= Prompt =
Your task is to repeat the lines below exactly, excluding any pictures they contain.

= Recorded data =
========
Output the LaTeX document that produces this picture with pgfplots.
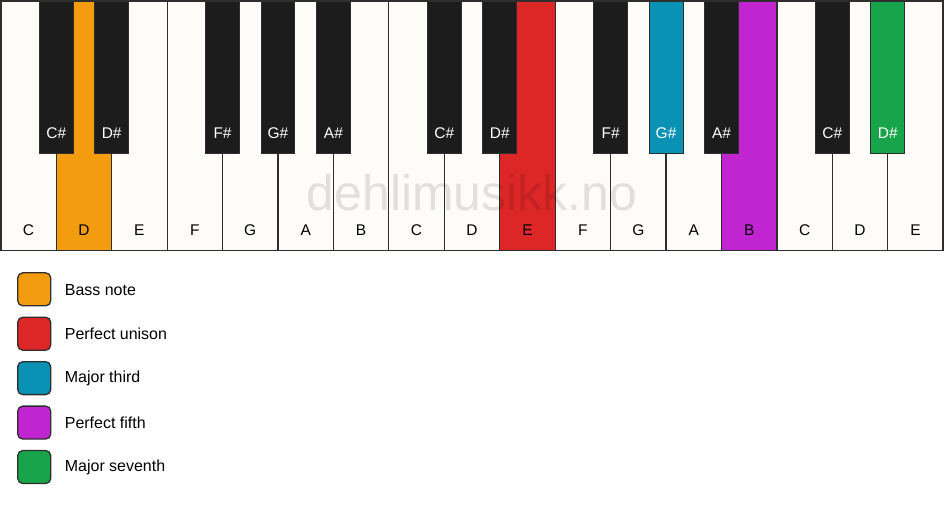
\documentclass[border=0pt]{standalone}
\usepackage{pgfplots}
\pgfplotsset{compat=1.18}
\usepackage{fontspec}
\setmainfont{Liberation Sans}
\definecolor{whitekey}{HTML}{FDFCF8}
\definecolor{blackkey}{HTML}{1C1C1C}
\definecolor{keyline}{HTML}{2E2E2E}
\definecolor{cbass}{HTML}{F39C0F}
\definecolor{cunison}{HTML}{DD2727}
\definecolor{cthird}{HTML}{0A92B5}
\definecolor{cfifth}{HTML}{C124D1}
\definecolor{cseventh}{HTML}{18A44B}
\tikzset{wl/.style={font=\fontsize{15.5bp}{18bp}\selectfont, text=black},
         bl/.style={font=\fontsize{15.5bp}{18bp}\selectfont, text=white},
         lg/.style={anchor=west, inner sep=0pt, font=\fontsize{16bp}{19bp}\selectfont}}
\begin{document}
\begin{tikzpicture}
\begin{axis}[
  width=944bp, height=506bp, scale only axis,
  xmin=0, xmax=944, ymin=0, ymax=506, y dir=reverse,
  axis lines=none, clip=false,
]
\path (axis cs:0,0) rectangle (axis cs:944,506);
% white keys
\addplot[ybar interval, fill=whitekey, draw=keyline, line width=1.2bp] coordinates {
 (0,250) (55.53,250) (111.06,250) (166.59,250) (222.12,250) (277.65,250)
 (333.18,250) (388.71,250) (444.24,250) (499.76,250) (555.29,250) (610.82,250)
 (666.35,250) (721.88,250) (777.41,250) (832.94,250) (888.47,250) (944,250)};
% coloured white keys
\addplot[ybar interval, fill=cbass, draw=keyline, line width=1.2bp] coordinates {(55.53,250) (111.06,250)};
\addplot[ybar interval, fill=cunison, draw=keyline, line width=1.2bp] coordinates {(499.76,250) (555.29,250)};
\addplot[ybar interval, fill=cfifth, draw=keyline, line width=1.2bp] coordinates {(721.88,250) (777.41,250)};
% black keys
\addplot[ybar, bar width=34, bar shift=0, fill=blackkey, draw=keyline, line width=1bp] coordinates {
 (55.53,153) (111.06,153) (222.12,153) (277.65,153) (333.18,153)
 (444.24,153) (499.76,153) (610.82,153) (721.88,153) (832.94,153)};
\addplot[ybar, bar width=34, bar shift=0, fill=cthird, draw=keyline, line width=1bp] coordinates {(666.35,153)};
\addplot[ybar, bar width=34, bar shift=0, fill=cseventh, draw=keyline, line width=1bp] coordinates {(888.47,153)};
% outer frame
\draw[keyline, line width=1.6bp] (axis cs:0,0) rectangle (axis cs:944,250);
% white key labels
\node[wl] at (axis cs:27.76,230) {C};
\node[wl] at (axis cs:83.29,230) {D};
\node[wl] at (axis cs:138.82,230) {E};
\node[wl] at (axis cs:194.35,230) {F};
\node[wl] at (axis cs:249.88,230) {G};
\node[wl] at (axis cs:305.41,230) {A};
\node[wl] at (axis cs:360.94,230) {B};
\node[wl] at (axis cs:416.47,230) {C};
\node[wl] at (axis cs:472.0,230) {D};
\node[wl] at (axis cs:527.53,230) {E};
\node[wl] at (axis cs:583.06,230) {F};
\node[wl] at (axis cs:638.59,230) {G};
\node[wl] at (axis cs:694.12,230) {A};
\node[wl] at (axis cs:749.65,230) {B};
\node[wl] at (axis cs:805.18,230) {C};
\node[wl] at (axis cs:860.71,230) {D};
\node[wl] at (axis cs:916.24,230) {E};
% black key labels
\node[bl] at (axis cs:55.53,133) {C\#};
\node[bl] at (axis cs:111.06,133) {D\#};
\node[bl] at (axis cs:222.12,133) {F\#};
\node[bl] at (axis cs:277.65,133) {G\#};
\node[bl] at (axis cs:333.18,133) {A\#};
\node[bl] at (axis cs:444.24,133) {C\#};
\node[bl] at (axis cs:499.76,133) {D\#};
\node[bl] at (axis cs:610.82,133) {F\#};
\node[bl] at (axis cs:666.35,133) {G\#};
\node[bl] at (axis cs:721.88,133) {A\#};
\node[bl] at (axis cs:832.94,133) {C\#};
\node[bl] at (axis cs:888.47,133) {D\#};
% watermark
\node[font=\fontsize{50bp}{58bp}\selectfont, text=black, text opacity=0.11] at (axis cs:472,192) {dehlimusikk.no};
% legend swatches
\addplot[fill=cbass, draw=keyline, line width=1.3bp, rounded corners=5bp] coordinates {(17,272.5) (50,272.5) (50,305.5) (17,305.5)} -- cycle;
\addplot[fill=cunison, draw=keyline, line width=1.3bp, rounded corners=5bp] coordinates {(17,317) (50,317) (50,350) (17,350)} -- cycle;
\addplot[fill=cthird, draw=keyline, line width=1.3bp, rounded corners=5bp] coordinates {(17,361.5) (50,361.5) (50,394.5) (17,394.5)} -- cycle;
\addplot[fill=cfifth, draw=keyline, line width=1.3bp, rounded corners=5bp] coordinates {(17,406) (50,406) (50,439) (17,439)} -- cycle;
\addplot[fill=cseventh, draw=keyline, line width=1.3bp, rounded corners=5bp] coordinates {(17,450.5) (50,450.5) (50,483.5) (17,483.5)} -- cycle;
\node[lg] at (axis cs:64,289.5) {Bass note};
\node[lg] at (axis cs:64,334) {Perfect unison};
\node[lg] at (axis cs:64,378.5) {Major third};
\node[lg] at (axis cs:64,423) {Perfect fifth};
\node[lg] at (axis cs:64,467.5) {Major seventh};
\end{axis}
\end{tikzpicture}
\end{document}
========
= Solution =
Output the LaTeX document that produces this picture with pgfplots.
\documentclass[border=0pt]{standalone}
\usepackage{pgfplots}
\pgfplotsset{compat=1.18}
\usepackage{fontspec}
\setmainfont{Liberation Sans}
\definecolor{whitekey}{HTML}{FDFCF8}
\definecolor{blackkey}{HTML}{1C1C1C}
\definecolor{keyline}{HTML}{2E2E2E}
\definecolor{cbass}{HTML}{F39C0F}
\definecolor{cunison}{HTML}{DD2727}
\definecolor{cthird}{HTML}{0A92B5}
\definecolor{cfifth}{HTML}{C124D1}
\definecolor{cseventh}{HTML}{18A44B}
\tikzset{wl/.style={font=\fontsize{15.5bp}{18bp}\selectfont, text=black},
         bl/.style={font=\fontsize{15.5bp}{18bp}\selectfont, text=white},
         lg/.style={anchor=west, inner sep=0pt, font=\fontsize{16bp}{19bp}\selectfont}}
\begin{document}
\begin{tikzpicture}
\begin{axis}[
  width=944bp, height=506bp, scale only axis,
  xmin=0, xmax=944, ymin=0, ymax=506, y dir=reverse,
  axis lines=none, clip=false,
]
\path (axis cs:0,0) rectangle (axis cs:944,506);
% white keys
\addplot[ybar interval, fill=whitekey, draw=keyline, line width=1.2bp] coordinates {
 (0,250) (55.53,250) (111.06,250) (166.59,250) (222.12,250) (277.65,250)
 (333.18,250) (388.71,250) (444.24,250) (499.76,250) (555.29,250) (610.82,250)
 (666.35,250) (721.88,250) (777.41,250) (832.94,250) (888.47,250) (944,250)};
% coloured white keys
\addplot[ybar interval, fill=cbass, draw=keyline, line width=1.2bp] coordinates {(55.53,250) (111.06,250)};
\addplot[ybar interval, fill=cunison, draw=keyline, line width=1.2bp] coordinates {(499.76,250) (555.29,250)};
\addplot[ybar interval, fill=cfifth, draw=keyline, line width=1.2bp] coordinates {(721.88,250) (777.41,250)};
% black keys
\addplot[ybar, bar width=34, bar shift=0, fill=blackkey, draw=keyline, line width=1bp] coordinates {
 (55.53,153) (111.06,153) (222.12,153) (277.65,153) (333.18,153)
 (444.24,153) (499.76,153) (610.82,153) (721.88,153) (832.94,153)};
\addplot[ybar, bar width=34, bar shift=0, fill=cthird, draw=keyline, line width=1bp] coordinates {(666.35,153)};
\addplot[ybar, bar width=34, bar shift=0, fill=cseventh, draw=keyline, line width=1bp] coordinates {(888.47,153)};
% outer frame
\draw[keyline, line width=1.6bp] (axis cs:0,0) rectangle (axis cs:944,250);
% white key labels
\node[wl] at (axis cs:27.76,230) {C};
\node[wl] at (axis cs:83.29,230) {D};
\node[wl] at (axis cs:138.82,230) {E};
\node[wl] at (axis cs:194.35,230) {F};
\node[wl] at (axis cs:249.88,230) {G};
\node[wl] at (axis cs:305.41,230) {A};
\node[wl] at (axis cs:360.94,230) {B};
\node[wl] at (axis cs:416.47,230) {C};
\node[wl] at (axis cs:472.0,230) {D};
\node[wl] at (axis cs:527.53,230) {E};
\node[wl] at (axis cs:583.06,230) {F};
\node[wl] at (axis cs:638.59,230) {G};
\node[wl] at (axis cs:694.12,230) {A};
\node[wl] at (axis cs:749.65,230) {B};
\node[wl] at (axis cs:805.18,230) {C};
\node[wl] at (axis cs:860.71,230) {D};
\node[wl] at (axis cs:916.24,230) {E};
% black key labels
\node[bl] at (axis cs:55.53,133) {C\#};
\node[bl] at (axis cs:111.06,133) {D\#};
\node[bl] at (axis cs:222.12,133) {F\#};
\node[bl] at (axis cs:277.65,133) {G\#};
\node[bl] at (axis cs:333.18,133) {A\#};
\node[bl] at (axis cs:444.24,133) {C\#};
\node[bl] at (axis cs:499.76,133) {D\#};
\node[bl] at (axis cs:610.82,133) {F\#};
\node[bl] at (axis cs:666.35,133) {G\#};
\node[bl] at (axis cs:721.88,133) {A\#};
\node[bl] at (axis cs:832.94,133) {C\#};
\node[bl] at (axis cs:888.47,133) {D\#};
% watermark
\node[font=\fontsize{50bp}{58bp}\selectfont, text=black, text opacity=0.11] at (axis cs:472,192) {dehlimusikk.no};
% legend swatches
\addplot[fill=cbass, draw=keyline, line width=1.3bp, rounded corners=5bp] coordinates {(17,272.5) (50,272.5) (50,305.5) (17,305.5)} -- cycle;
\addplot[fill=cunison, draw=keyline, line width=1.3bp, rounded corners=5bp] coordinates {(17,317) (50,317) (50,350) (17,350)} -- cycle;
\addplot[fill=cthird, draw=keyline, line width=1.3bp, rounded corners=5bp] coordinates {(17,361.5) (50,361.5) (50,394.5) (17,394.5)} -- cycle;
\addplot[fill=cfifth, draw=keyline, line width=1.3bp, rounded corners=5bp] coordinates {(17,406) (50,406) (50,439) (17,439)} -- cycle;
\addplot[fill=cseventh, draw=keyline, line width=1.3bp, rounded corners=5bp] coordinates {(17,450.5) (50,450.5) (50,483.5) (17,483.5)} -- cycle;
\node[lg] at (axis cs:64,289.5) {Bass note};
\node[lg] at (axis cs:64,334) {Perfect unison};
\node[lg] at (axis cs:64,378.5) {Major third};
\node[lg] at (axis cs:64,423) {Perfect fifth};
\node[lg] at (axis cs:64,467.5) {Major seventh};
\end{axis}
\end{tikzpicture}
\end{document}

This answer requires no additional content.